Oui, le courage ne se résume pas seulement à prendre les armes pour se défendre ou défendre son pays ! Par leur action motivée en conscience, au nom de leurs principes éthiques, philosophiques ou religieux, les objecteurs de conscience sont véritablement, comme le disait Einstein, des « pionniers d’un monde sans guerre ». Car la guerre existera, tant que des hommes obéiront passivement aux ordres qui leur commandent de tuer. Elle existera tant que des armées recruteront, pour « défendre la patrie », des femmes et des hommes, qui consentiront à recevoir une instruction militaire qui les transformera en machines dociles et criminelles. Elle existera tant que les peuples accepteront l’existence d’une institution qui bénéficie d’investissements considérables tournés vers la destruction et la mort.
Léon Tolstoï avait raison, lui qui s’est élevé de toute la force son être, contre toutes les guerres et les patriotismes qui justifient les guerres les plus sanglantes entre les nations. Dans ses écrits pamphlétaires, le « grand écrivain de la terre russe » n’aura de cesse de dénoncer avec la plus grande virulence tous les pouvoirs qui, sous prétexte de se défendre contre des ennemis extérieurs, entretiennent une armée le plus souvent utilisée pour réprimer les tentatives de rébellion intérieure. Il est convaincu qu’en endossant l’uniforme militaire, l’homme abdique une part de sa propre humanité. « L’entrée au service militaire, écrit l’auteur de Guerre et Paix, est la négation de toute religion quelle qu’elle soit et de la dignité humaine ; c’est l’entrée volontaire en un esclavage qui n’a d’autre but que l’assassinat. »[1] Recevoir une instruction militaire équivaut à être privé de « toute conscience humaine » pour se transformer en « armes de violence » et en « instrument de meurtre ». Ainsi, le serment militaire, par lequel le soldat jure d’obéir à ses supérieurs en toutes circonstances, lui paraît indigne, car l’exigence de garder sa liberté de conscience ne saurait souffrir aucune dérogation.
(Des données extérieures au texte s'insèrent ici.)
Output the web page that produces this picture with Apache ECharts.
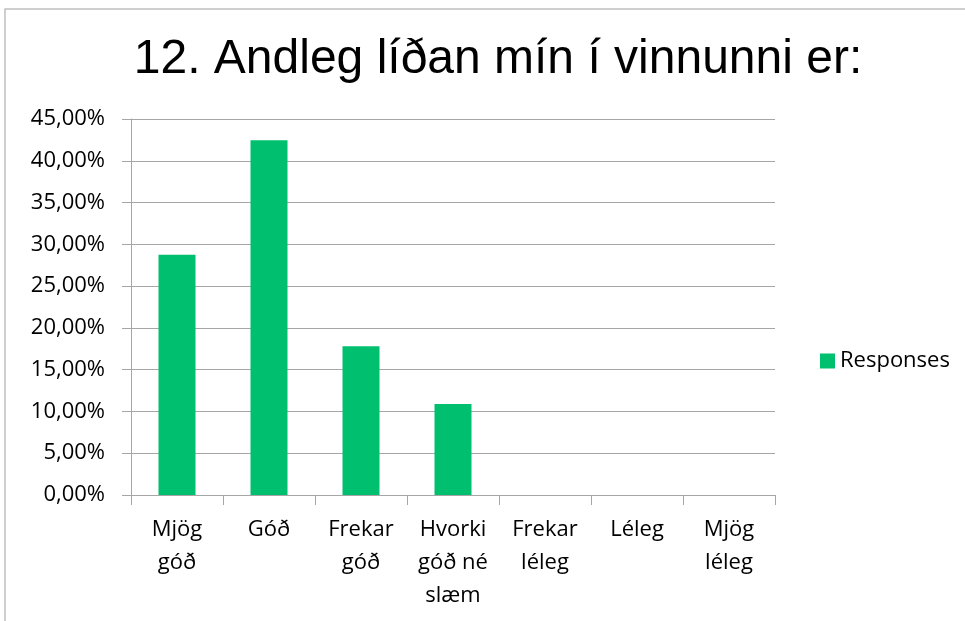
<!DOCTYPE html>
<html>
<head>
<meta charset="utf-8">
<script src="https://cdn.jsdelivr.net/npm/echarts@6/dist/echarts.min.js"></script>
<style>
  html, body { margin: 0; padding: 0; background: #fff; }
  #main { width: 965px; height: 621px; }
</style>
</head>
<body>
<div id="main"></div>
<script>
var categories = ['Mjög\ngóð', 'Góð', 'Frekar\ngóð', 'Hvorki\ngóð né\nslæm', 'Frekar\nléleg', 'Léleg', 'Mjög\nléleg'];
var responses = [28.75, 42.45, 17.8, 10.9, 0, 0, 0];
var seriesName = 'Responses';
var titleText = '12. Andleg líðan mín í vinnunni er:';

var chart = echarts.init(document.getElementById('main'));
var labelFont = 'Open Sans, Noto Sans, sans-serif';
var option = {
  backgroundColor: '#fff',
  animation: false,
  title: {
    text: titleText,
    left: 493,
    top: 31,
    textAlign: 'center',
    textStyle: {
      fontFamily: 'Liberation Sans, Arial',
      fontWeight: 'normal',
      fontSize: 48,
      color: '#000'
    }
  },
  graphic: [{
    type: 'rect',
    shape: { x: 5, y: 9, width: 1100, height: 800 },
    style: { fill: 'none', stroke: '#bfbfbf', lineWidth: 1.5 },
    silent: true
  }],
  legend: {
    data: [seriesName],
    left: 815,
    top: 345,
    itemWidth: 15,
    itemHeight: 15,
    itemGap: 6,
    icon: 'rect',
    textStyle: { fontFamily: labelFont, fontSize: 22, color: '#000' }
  },
  grid: { left: 131, right: 190, top: 119, bottom: 126 },
  xAxis: {
    type: 'category',
    data: categories,
    axisLine: { lineStyle: { color: '#a6a6a6', width: 1 } },
    axisTick: { show: true, length: 10, lineStyle: { color: '#a6a6a6' } },
    axisLabel: {
      interval: 0,
      margin: 18,
      lineHeight: 33,
      fontFamily: labelFont,
      fontSize: 22,
      color: '#000'
    }
  },
  yAxis: {
    type: 'value',
    min: 0,
    max: 45,
    interval: 5,
    axisLine: { show: true, lineStyle: { color: '#a6a6a6', width: 1 } },
    axisTick: { show: true, length: 9, lineStyle: { color: '#a6a6a6' } },
    splitLine: { lineStyle: { color: '#a6a6a6', width: 1 } },
    axisLabel: {
      margin: 26,
      fontFamily: labelFont,
      fontSize: 22,
      color: '#000',
      formatter: function (v) { return v.toFixed(2).replace('.', ',') + '%'; }
    }
  },
  series: [{
    name: seriesName,
    type: 'bar',
    data: responses,
    barWidth: 37,
    itemStyle: { color: '#00BF6F' }
  }]
};
chart.setOption(option);
</script>
</body>
</html>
Plus de cent ans après la mort de Tolstoï, l’actualité des guerres qui ensanglantent les peuples et les nations donne aux propos de Tolstoï une troublante résonance. Des hommes revêtus d’un uniforme, abreuvés de propagandes et de mensonges, commettent, sur ordre, ou de leur propre initiative, des crimes innommables et sont coupables d’atrocités indescriptibles contre une population dont ils ne connaissent rien. Il faut redire avec force que toutes les guerres engendrent les mêmes scènes d’horreur : massacres, exactions, pillages, viols, trafics d’armes, crimes contre l’humanité. Quelles que soient les armées, quelles que soient les causes (toujours justes !), quels que soient les pays.
Refuser de participer à ces crimes est un acte de courage qui honore l’humanité. Refuser d’être complice de la préparation de la guerre est un acte de paix qui construit la paix. Refuser d’accomplir le service militaire est un acte qui affirme la précellence de la dignité humaine sur tout le reste. A l’échelle de notre histoire emplie de guerres et de massacres, j’affirme que l’objection de conscience au service militaire et à la guerre est certainement l’acte le plus authentique qu’un homme ou une femme sensé.e puisse accomplir dans sa vie pour rester fidèle aux valeurs de l’humanité, pour signifier que la guerre ne passera pas par sa personne, que la paix dans la justice et la vérité représente le seul combat pour lequel il vaut la peine de prendre des risques.
La guerre n’est possible que parce que le plus grand nombre consent à ce qu’elle soit une fatalité. Alors oui, nous devons résister à la préparation de la guerre, oui nous devons dénoncer tous les fauteurs de guerre et tous ceux qui jouent avec la vie humaine. J’appelle solennellement les citoyens, en France et en Europe, à construire dès aujourd’hui un mouvement anti-guerre puissant et diversifié. Il faut que les peuples prennent en main leur destin en cessant d’obéir passivement à des chefs d’État qui jouent au jeu mécanisé de la mort sans aucune considération pour la vie des peuples. Il est temps de se lever et de refuser de consentir à l’immense catastrophe qui se prépare, et dont la guerre en Ukraine et à Gaza en constitue les prémices. Il est temps que les forces de vie s’expriment et combattent activement toutes les forces de mort qui gangrènent cette planète.